* **REQUIREMENT**
Starting at the first line of the listing below, retype each line up to and including the one that contains "a_gray_hi = [5.7, 4.4, 3.6, 2.3, 4.2, 6.0, 12.1]". Leave pictures out.
— start —
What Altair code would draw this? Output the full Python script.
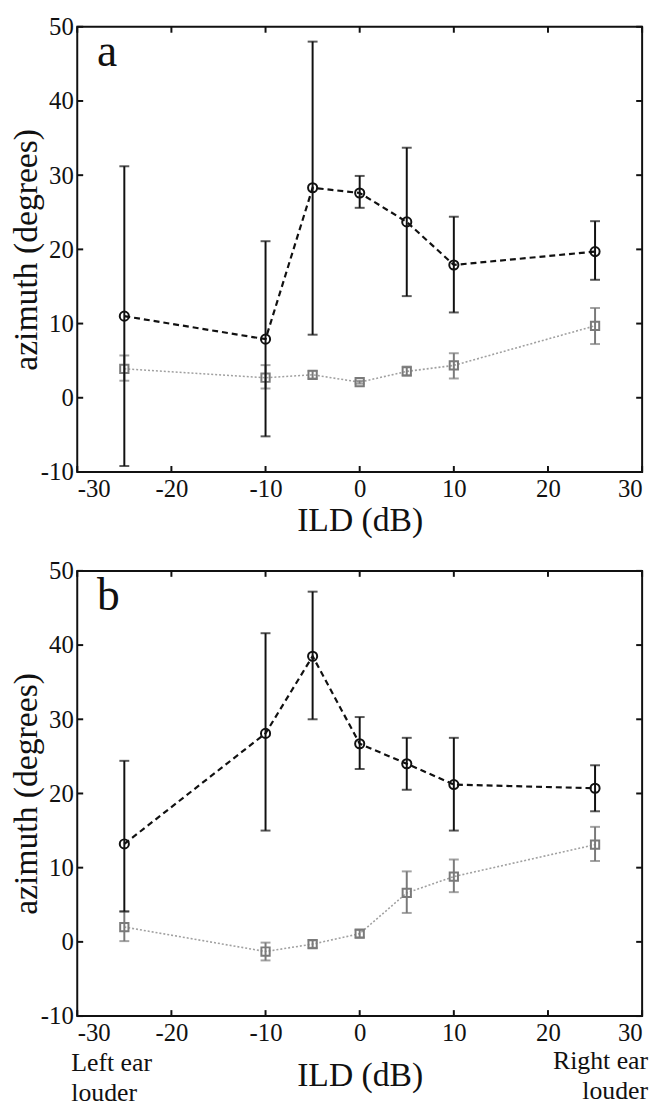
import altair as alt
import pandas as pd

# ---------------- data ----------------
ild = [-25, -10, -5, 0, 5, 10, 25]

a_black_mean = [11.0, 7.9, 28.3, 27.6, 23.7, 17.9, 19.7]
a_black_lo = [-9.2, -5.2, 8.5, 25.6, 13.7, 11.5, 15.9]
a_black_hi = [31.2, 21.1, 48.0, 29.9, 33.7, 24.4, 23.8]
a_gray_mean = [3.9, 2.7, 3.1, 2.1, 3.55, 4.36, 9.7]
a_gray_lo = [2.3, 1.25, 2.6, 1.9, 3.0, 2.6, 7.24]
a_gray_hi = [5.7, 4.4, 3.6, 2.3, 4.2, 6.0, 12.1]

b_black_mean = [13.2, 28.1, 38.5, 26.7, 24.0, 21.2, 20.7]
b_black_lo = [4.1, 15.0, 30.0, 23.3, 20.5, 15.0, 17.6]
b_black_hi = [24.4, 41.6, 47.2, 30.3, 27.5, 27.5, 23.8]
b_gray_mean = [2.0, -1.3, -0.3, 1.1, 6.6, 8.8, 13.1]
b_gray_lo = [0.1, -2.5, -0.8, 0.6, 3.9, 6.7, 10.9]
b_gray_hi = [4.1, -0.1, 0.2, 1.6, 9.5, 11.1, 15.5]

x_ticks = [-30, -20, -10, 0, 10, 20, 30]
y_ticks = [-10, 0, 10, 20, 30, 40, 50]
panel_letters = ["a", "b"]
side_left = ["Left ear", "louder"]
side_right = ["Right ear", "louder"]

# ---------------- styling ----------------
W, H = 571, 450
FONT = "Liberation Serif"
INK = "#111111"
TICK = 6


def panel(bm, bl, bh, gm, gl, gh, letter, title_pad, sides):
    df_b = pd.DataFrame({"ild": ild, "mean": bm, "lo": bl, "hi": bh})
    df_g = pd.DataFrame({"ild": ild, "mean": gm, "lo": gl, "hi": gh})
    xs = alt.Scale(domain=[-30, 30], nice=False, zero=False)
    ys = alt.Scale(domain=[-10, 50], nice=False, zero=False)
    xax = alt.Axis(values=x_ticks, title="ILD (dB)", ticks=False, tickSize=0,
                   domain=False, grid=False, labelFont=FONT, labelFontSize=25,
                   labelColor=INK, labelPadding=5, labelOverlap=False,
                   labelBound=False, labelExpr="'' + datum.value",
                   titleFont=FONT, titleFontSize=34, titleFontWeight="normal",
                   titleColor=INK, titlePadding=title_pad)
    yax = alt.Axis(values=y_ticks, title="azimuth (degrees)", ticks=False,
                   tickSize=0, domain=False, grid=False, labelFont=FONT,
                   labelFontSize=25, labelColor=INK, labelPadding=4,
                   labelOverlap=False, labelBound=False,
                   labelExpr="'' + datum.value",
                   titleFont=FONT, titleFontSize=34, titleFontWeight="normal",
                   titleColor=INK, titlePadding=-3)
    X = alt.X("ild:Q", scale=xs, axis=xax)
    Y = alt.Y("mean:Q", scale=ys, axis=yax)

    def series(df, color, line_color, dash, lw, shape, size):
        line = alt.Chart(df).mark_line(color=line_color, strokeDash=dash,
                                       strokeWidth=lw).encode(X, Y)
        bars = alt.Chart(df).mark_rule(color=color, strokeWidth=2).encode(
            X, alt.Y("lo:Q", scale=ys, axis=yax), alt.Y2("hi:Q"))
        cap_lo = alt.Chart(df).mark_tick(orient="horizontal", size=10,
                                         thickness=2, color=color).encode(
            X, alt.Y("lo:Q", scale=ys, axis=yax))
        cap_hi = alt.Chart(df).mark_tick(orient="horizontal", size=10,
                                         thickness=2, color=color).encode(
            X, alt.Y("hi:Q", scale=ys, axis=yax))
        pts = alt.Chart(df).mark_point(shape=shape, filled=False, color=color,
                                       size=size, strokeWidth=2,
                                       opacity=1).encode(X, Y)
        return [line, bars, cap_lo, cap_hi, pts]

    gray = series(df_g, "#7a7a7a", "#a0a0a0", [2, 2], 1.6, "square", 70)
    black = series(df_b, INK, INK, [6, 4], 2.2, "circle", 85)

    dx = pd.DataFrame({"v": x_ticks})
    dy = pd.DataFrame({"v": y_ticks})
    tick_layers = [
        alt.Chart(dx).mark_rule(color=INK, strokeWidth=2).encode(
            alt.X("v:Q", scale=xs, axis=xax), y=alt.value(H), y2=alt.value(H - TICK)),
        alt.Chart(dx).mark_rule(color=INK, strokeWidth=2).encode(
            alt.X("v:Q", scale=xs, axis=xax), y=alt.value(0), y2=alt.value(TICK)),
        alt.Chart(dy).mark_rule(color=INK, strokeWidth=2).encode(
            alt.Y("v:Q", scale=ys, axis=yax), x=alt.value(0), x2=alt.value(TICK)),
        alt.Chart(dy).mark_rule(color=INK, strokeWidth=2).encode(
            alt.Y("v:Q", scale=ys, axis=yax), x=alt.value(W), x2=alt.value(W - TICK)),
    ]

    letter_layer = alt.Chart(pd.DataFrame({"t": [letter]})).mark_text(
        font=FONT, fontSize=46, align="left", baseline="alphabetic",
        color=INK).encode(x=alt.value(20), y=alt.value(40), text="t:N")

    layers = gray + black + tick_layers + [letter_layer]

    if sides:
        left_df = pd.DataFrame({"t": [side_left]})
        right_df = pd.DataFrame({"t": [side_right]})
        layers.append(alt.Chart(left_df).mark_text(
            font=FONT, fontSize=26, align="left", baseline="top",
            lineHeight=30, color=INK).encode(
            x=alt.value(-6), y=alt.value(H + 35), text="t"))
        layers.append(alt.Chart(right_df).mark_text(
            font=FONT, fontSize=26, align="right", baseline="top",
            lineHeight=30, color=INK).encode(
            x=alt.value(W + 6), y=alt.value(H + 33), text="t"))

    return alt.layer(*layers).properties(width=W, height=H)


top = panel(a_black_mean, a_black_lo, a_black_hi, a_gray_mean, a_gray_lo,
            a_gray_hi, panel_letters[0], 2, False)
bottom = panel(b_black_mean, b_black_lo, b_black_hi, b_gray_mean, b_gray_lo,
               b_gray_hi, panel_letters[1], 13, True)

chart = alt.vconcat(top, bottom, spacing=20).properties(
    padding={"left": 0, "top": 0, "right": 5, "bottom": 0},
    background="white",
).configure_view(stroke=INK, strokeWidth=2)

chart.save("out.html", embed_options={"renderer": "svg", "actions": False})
— end —
* **FINAL RESULT**
What Altair code would draw this? Output the full Python script.
import altair as alt
import pandas as pd

# ---------------- data ----------------
ild = [-25, -10, -5, 0, 5, 10, 25]

a_black_mean = [11.0, 7.9, 28.3, 27.6, 23.7, 17.9, 19.7]
a_black_lo = [-9.2, -5.2, 8.5, 25.6, 13.7, 11.5, 15.9]
a_black_hi = [31.2, 21.1, 48.0, 29.9, 33.7, 24.4, 23.8]
a_gray_mean = [3.9, 2.7, 3.1, 2.1, 3.55, 4.36, 9.7]
a_gray_lo = [2.3, 1.25, 2.6, 1.9, 3.0, 2.6, 7.24]
a_gray_hi = [5.7, 4.4, 3.6, 2.3, 4.2, 6.0, 12.1]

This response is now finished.